Making of a Poem: Eliot Weinberger on “The Ceaseless Murmuring of Innumerable Bees”
For our series Making of a Poem, we’re asking poets to dissect the poems they’ve published in our pages. Eliot Weinberger’s “The Ceaseless Murmuring of Innumerable Bees” appears in our new Spring issue, no. 247.
How did this poem start for you? Was it with an image, an idea, a phrase, or something else?
First, I doubt it qualifies as a poem. It starts out as a simulacrum of a poem and then turns into an essay—or at least what I consider to be an essay, which is sometimes mistaken for a poem or a prose poem.
Its origin was a letter I received out of the blue from a photographer in Aotearoa/New Zealand, Anne Noble, whose work includes portraits of dead bees, some done with such devices as electron microscopes and 3D printers. She knew my collaboration with the Maori painter Shane Cotton (the essay “The Ghosts of Birds”) and asked me to write a text for a catalog of her photographs she was preparing.
At the time I wasn’t able to help, but a few years later—long after the catalog had been published—I found it was finally the moment to get to the bees.
Were you thinking of any other poems or works of art while you wrote it?
I spent a long time with bee-related writings and artworks, but wasn’t particularly thinking then of works that had no bees. However, my permanent models for an unadorned narrative are the Icelandic sagas and classical Chinese works called anomaly accounts (zhiguai), and my models for the condensation of large amounts of historical information are Charles Reznikoff and, in certain poems, Lorine Niedecker.
How did you come up with the title for this essay?
It comes from a line of Tennyson (“And murmuring of innumerable bees”) that is frequently given as the perfect example of onomatopoeia. (Though it’s an old joke that the same effect could be achieved with “and murdering of innumerable beeves.”) I added “ceaseless,” as there are a lot of bees from all ages flying through the lines in an incessant drone.
How did writing the first draft feel to you? Did it come easily, or was it difficult to write? How about the second draft? The third? How many drafts were there and what were the primary differences between them?
I have a strange way of writing. Most writers tend to write a great deal and then cut much of it out. I start with a few lines or a paragraph, not necessarily the beginning, and keep adding to the middle, beginning, or end. I very rarely delete a whole line or sentence, though I’m continually replacing words in them. Everything goes through many drafts, and the essay grows organically, like a crystal, even if the result is not especially crystalline.
When did you know this piece was finished? Were you right about that? Is it finished, after all?
There comes a moment when the writing achieves a state of rest and just sits there like a rock. Then you move on to the next thing.
I’ve never rewritten old things, but I have expanded them. My whole book Angels & Saints is an expansion of a one-paragraph essay I had written twenty years before—but I didn’t change the original paragraph.
Did you show your drafts to other writers or friends or confidants? If so, what did they say?
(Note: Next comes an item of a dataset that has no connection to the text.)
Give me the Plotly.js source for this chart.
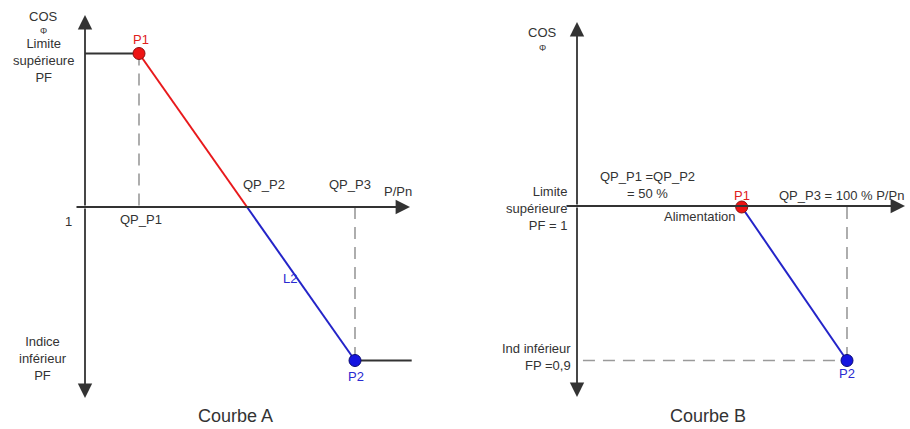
<!DOCTYPE html>
<html>
<head>
<meta charset="utf-8">
<script src="https://cdn.plot.ly/plotly-3.0.1.min.js"></script>
<style>html,body{margin:0;padding:0;background:#fff}#chart{width:910px;height:429px}</style>
</head>
<body>
<div id="chart"></div>
<script>
// ---- Data (abstract units: x = P/Pn steps, y = cos phi level: 1 upper limit, 0 = axis, -1 lower limit)
const curveA_x = [0, 1, 3, 5, 6.05];
const curveA_y = [1, 1, 0, -1, -1];
const curveA_colors = ['#333333', '#e8191c', '#2424c8', '#333333'];
const curveB_x = [3.05, 5];
const curveB_y = [0, -1];
const curveB_colors = ['#2424c8'];
const pointLabels = ['P1', 'P2'];
const pointColors = ['#ee1414', '#1414e0'];
const pointEdges = ['#8a1010', '#0a0a70'];

const FONT = 'Liberation Sans, Arial, sans-serif';
const TXT = '#333333';
const DASH = '#9a9a9a';

function segTraces(xs, ys, colors, xa) {
  const t = [];
  for (let i = 0; i < xs.length - 1; i++) {
    t.push({x: [xs[i], xs[i+1]], y: [ys[i], ys[i+1]], xaxis: xa, yaxis: 'y', mode: 'lines',
      line: {color: colors[i], width: 2}, hoverinfo: 'skip'});
  }
  return t;
}
function dashTrace(x, y, xa) {
  return {x: x, y: y, xaxis: xa, yaxis: 'y', mode: 'lines',
    line: {color: DASH, width: 1.6, dash: '12px,8px'}, hoverinfo: 'skip'};
}
function pointTrace(x, y, i, xa) {
  return {x: [x], y: [y], xaxis: xa, yaxis: 'y', mode: 'markers',
    marker: {size: 12, color: pointColors[i], line: {color: pointEdges[i], width: 1}}, hoverinfo: 'skip'};
}

// P1 / P2 in curve A are the knots at the ends of the sloped part
const a1 = 1, a2 = 3;
const traces = [
  dashTrace([curveA_x[a1], curveA_x[a1]], [curveA_y[a1], 0], 'x'),
  dashTrace([curveA_x[a2], curveA_x[a2]], [0, curveA_y[a2]], 'x'),
  ...segTraces(curveA_x, curveA_y, curveA_colors, 'x'),
  pointTrace(curveA_x[a1], curveA_y[a1], 0, 'x'),
  pointTrace(curveA_x[a2], curveA_y[a2], 1, 'x'),
  dashTrace([curveB_x[1], curveB_x[1]], [0, curveB_y[1]], 'x2'),
  dashTrace([0.11, curveB_x[1]], [curveB_y[1], curveB_y[1]], 'x2'),
  ...segTraces(curveB_x, curveB_y, curveB_colors, 'x2'),
  pointTrace(curveB_x[0], curveB_y[0], 0, 'x2'),
  pointTrace(curveB_x[1], curveB_y[1], 1, 'x2')
];

// ---- layout helpers (pixel placement -> paper)
const W = 910, H = 429;
function txt(px, py, text, opts) {
  opts = opts || {};
  return Object.assign({
    x: px / W, y: 1 - py / H, xref: 'paper', yref: 'paper', text: text, showarrow: false,
    xanchor: 'center', yanchor: 'middle',
    font: {family: FONT, size: opts.size || 13, color: opts.color || TXT}
  }, opts.extra || {});
}
function arrow(tipx, tipy, tailx, taily) {
  return {x: tipx / W, y: 1 - tipy / H, xref: 'paper', yref: 'paper', text: '',
    showarrow: true, ax: tailx - tipx, ay: taily - tipy, axref: 'pixel', ayref: 'pixel',
    arrowhead: 2, arrowsize: 1.6, arrowwidth: 1.8, arrowcolor: '#333333', standoff: 0};
}

const RED = '#e0201c', BLUE = '#2a2ad0';
const annotations = [
  // axes A
  arrow(85, 15, 85, 207), arrow(85, 398, 85, 207), arrow(410, 207, 75, 207),
  // axes B
  arrow(577, 22, 577, 206), arrow(577, 397, 577, 206), arrow(905, 206, 565, 206),
  // texts A
  txt(43, 17, 'COS'),
  txt(43, 31, 'Φ', {size: 9}),
  txt(43, 60, 'Limite<br>supérieure<br>PF'),
  txt(141, 40, pointLabels[0], {color: RED}),
  txt(68, 221, '1'),
  txt(141, 220, 'QP_P1'),
  txt(264, 185, 'QP_P2'),
  txt(350, 185, 'QP_P3'),
  txt(398, 191, 'P/Pn'),
  txt(290, 278, 'L2', {color: BLUE}),
  txt(356, 376, pointLabels[1], {color: BLUE}),
  txt(43, 358, 'Indice<br>inférieur<br>PF'),
  txt(235, 416, 'Courbe A', {size: 18}),
  // texts B
  txt(542, 32, 'COS'),
  txt(542, 48, 'Φ', {size: 9}),
  txt(647, 185, 'QP_P1 =QP_P2<br>= 50 %'),
  txt(569, 208, 'Limite<br>supérieure<br>PF = 1', {extra: {xanchor: 'right', align: 'right'}}),
  txt(700, 216, 'Alimentation'),
  txt(742, 195, pointLabels[0], {color: RED}),
  txt(841, 195, 'QP_P3 = 100 % P/Pn'),
  txt(573, 357, 'Ind inférieur<br>FP =0,9', {extra: {xanchor: 'right', align: 'right'}}),
  txt(847, 373, pointLabels[1], {color: BLUE}),
  txt(708, 416, 'Courbe B', {size: 18})
];

const hidden = {visible: false, showgrid: false, zeroline: false, fixedrange: true};
const layout = {
  width: W, height: H, autosize: false,
  margin: {l: 0, r: 0, t: 0, b: 0, pad: 0},
  paper_bgcolor: '#ffffff', plot_bgcolor: '#ffffff',
  showlegend: false, hovermode: false,
  font: {family: FONT, color: TXT},
  xaxis: Object.assign({domain: [0, 0.5], range: [-85/54, 370/54]}, hidden),
  xaxis2: Object.assign({domain: [0.5, 1], range: [-122/54, 333/54], anchor: 'y'}, hidden),
  yaxis: Object.assign({domain: [0, 1], range: [-222/153.5, 207/153.5]}, hidden),
  annotations: annotations
};

Plotly.newPlot('chart', traces, layout, {displayModeBar: false, staticPlot: true});
</script>
</body>
</html>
I’ve never shown an unfinished manuscript to anyone, and the finished ones generally go directly to the editor or publisher involved. And then I very rarely allow any editorial changes, except for the correction of genuine mistakes. You might say I have an authority problem, but I’m the author.
What was the challenge of this particular piece?
I tend to write about things I know nothing about, and there is of course a vast amount published on any given topic. Eventually I have to abandon further research, accept my ignorance, and start writing. After all, I’m trying to create a literary text, not produce an academic article.
In this case, early on I decided to avoid two enormous subjects connected to bees—honey and their current worldwide extermination. Since the poem/essay is largely about bees and death, war, politics, and religion, I thought the huge world around honey would be a distraction. And with death hanging over it, there was no need to get into the specifics of the present disaster, which is implicit.
For me, writing is not a “challenge,” in the sense of some sort of guy mano a mano with inner demons, ancestral masters, silence, or the blank page. There are people who just like their job.
Eliot Weinberger’s most recent books are Angels & Saints and The Life of Tu Fu, both published by New Directions.